Stochasticity is an important aspect of reproducing reality in a simulation scenario. There are multiple ways of adding stochasticity to a simulation. They are described below.

# Random number generation (RNG)#

Sumo implements the Mersenne
Twister algorithm for
generating random numbers. This random number generator (RNG) is
initialized with a seed value which defaults to the (arbitrary) value
**23423**. This setup makes all applications deterministic by default as
the sequence of random numbers is fixed for a given seed. The seed may
be changed using the option **--seed** *<INT>*. When using the option **--random** the seed will be
chosen based on the current system time resulting in truly random
behavior.

The simulation uses multiple RNG instances to decouple different simulation aspects

- randomness when loading vehicles (typeDistribution, speed deviation,...)
- probabilistic flows
- vehicle driving dynamics
- vehicle devices

The decoupling is done to ensure that loading vehicles does not affect simulation behavior of earlier vehicles. All RNGs use the same seed.

# Route Distributions#

Vehicles can be added to the simulation with a fixed route (`<vehicle>`

) or with an origin-destination pair (`<trip>`

).
A third alternative is to specify a set of routes (`<routeDistribution>`

) and let the vehicle draw a random route from such a distribution. For details, see route distributions.

# Vehicle Type Distributions#

A simple way of of modelling a heterogeneous vehicle fleet works by defining a `<vTypeDistribution>`

and let each vehicle pick it's type randomly from this distribution.

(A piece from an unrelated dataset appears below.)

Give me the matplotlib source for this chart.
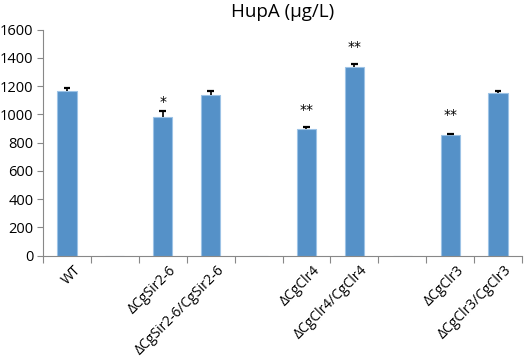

For details, see vehicle type distributions.

# Speed distribution#

By default, vehicles in SUMO adhere to the maximum speed defined for the
lane they are driving on (if the maximumSpeed of their vehicle type
allows it). This behavior can be modified using the `<vType>`

-attribute `speedFactor`

which
makes vehicles drive with that factor of the current speed limit. The
attribute also allows the specification of the parameters of a normal
distribution with optional cutoffs. The random value is selected once
for each vehicle at the time of its creation. Using a speed deviation is
the recommended way for getting a heterogenous mix of vehicle speeds.
By default, a speed distribution with a standard deviation of 10% is active.
For details, see speed distribution

# Car-Following#

The default car-following model
*Krauss*
supports stochastic driving behavior through the `vType`

-attribute `sigma`

(default
0.5). When this value is non-zero drivers will randomly vary their speed
based on the RNG described above. Other car-following models also use
this attribute.

# Departure times#

The departure times of all vehicles may be varied randomly by using the
option **--random-depart-offset** *<TIME>*. When this option is used each vehicle receives a random offset
to its departure time, equidistributed on [0, *<TIME>*].

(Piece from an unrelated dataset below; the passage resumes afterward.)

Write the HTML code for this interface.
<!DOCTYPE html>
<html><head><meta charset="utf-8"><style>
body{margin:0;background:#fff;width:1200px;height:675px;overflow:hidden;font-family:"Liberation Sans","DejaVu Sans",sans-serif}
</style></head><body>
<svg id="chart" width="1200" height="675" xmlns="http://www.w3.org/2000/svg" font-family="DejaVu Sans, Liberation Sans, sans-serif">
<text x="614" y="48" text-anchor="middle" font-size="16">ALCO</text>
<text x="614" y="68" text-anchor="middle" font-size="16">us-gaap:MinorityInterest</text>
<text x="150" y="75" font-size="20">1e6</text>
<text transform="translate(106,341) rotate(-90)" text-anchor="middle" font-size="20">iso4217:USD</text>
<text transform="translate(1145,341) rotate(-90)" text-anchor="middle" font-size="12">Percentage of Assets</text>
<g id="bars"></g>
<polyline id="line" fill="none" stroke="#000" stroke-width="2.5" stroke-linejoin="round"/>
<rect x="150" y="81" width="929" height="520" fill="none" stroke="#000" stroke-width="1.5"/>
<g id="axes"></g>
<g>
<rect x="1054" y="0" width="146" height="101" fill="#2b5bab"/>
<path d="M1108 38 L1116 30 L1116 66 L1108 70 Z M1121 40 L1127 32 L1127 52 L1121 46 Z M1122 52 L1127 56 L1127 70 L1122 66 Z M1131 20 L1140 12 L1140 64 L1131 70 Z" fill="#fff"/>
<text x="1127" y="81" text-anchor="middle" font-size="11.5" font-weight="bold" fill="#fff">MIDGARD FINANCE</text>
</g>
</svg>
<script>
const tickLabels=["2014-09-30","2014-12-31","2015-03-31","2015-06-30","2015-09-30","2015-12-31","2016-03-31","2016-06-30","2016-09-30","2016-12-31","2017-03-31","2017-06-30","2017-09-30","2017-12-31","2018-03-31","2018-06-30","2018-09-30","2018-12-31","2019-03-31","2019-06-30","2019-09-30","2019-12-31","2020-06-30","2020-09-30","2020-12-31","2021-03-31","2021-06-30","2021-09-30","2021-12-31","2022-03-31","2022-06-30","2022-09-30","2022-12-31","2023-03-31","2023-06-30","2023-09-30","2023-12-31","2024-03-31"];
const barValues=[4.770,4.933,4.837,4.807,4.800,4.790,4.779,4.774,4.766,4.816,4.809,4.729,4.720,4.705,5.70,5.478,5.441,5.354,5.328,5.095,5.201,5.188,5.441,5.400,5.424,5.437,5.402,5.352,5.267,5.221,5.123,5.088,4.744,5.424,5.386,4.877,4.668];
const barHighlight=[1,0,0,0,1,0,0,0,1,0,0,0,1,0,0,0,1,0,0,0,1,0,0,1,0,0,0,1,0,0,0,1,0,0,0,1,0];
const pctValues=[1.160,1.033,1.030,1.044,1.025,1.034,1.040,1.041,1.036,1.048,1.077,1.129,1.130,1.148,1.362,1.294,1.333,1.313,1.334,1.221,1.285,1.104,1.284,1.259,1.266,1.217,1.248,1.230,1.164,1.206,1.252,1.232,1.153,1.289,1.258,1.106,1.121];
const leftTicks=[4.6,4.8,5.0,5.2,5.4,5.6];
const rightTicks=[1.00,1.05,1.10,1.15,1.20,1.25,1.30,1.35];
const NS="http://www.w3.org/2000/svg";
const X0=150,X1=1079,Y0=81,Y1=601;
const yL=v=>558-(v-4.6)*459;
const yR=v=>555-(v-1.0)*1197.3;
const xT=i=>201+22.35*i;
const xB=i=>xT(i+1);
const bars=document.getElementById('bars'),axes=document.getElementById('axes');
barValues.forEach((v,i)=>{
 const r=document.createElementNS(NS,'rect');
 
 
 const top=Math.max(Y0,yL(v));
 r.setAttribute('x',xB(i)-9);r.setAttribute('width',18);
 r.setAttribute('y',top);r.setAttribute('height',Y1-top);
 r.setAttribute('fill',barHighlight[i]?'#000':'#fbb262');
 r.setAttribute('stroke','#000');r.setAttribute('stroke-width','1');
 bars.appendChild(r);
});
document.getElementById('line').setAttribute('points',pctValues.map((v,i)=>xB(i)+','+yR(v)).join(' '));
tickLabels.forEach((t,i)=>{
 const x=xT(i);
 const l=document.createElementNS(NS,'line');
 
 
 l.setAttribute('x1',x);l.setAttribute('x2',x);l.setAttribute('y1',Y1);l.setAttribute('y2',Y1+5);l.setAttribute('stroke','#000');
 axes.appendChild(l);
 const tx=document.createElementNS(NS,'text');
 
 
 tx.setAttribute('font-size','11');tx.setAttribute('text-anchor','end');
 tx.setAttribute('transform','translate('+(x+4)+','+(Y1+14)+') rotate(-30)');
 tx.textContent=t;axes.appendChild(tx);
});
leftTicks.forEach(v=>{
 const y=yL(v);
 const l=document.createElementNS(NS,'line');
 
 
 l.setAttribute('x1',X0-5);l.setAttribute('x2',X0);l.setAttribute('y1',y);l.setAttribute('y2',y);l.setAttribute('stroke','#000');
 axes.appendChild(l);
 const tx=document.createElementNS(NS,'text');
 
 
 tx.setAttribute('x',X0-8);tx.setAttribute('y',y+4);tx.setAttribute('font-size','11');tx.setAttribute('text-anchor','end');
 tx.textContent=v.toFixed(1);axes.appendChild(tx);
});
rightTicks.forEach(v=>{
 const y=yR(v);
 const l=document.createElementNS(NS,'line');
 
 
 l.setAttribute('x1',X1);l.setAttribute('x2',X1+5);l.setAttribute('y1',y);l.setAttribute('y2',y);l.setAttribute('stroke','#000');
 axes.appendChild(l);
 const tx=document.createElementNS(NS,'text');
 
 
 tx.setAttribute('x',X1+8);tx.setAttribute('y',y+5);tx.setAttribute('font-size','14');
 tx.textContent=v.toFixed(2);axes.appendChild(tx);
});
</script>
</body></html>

# Flows with a fixed number of vehicles#

The DUAROUTER, DFROUTER
and JTRROUTER applications support the option **--randomize-flows**.
When this option is used, each vehicle defined by a `<flow>`

-element will be
given a random departure time which is equidistributed within the time
interval of the flow. (By default vehicles of a flow are spaced equally
in time).

# Flows with a random number of vehicles#

Both DUAROUTER and SUMO
support loading of `<flow>`

elements with attribute `probability`

. When this attribute is
used (instead of `vehsPerHour,number`

, or `period`

), a vehicle will be emitted randomly with the
given probability each second. This results in a binomially
distributed flow
(which approximates a Poisson
Distribution for
small probabilities). When modeling such a flow on a multi-lane road it
is recommended to define a `<flow>`

for each individual lane.

# Departure and arrival attributes#

The `<flow>`

, `<trip>`

and `<vehicle>`

elements support the value "random" for their attributes `departLane`

, `departPos`

,
`departSpeed`

and `arrivalPos`

. The value will be chosen randomly on every insertion try (for the
departure attributes) or whenever there is a need to revalidate the
arrival value (i.e. after rerouting).

# Further sources of randomness#

- The tool randomTrips.py allows generating traffic between random edges. It also supports randomizing arrival rates.
- OD2TRIPS adds randomness when drawing individual trips from an O/D-Matrix
- DUAROUTER adds randomness when performing Demand/Dynamic_User_Assignment
- DUAROUTER can randomly disturb the fastest-paths by setting opion
**--weights.random-factor** - Simulation routing can be randomized to ensure usage of alternative routes.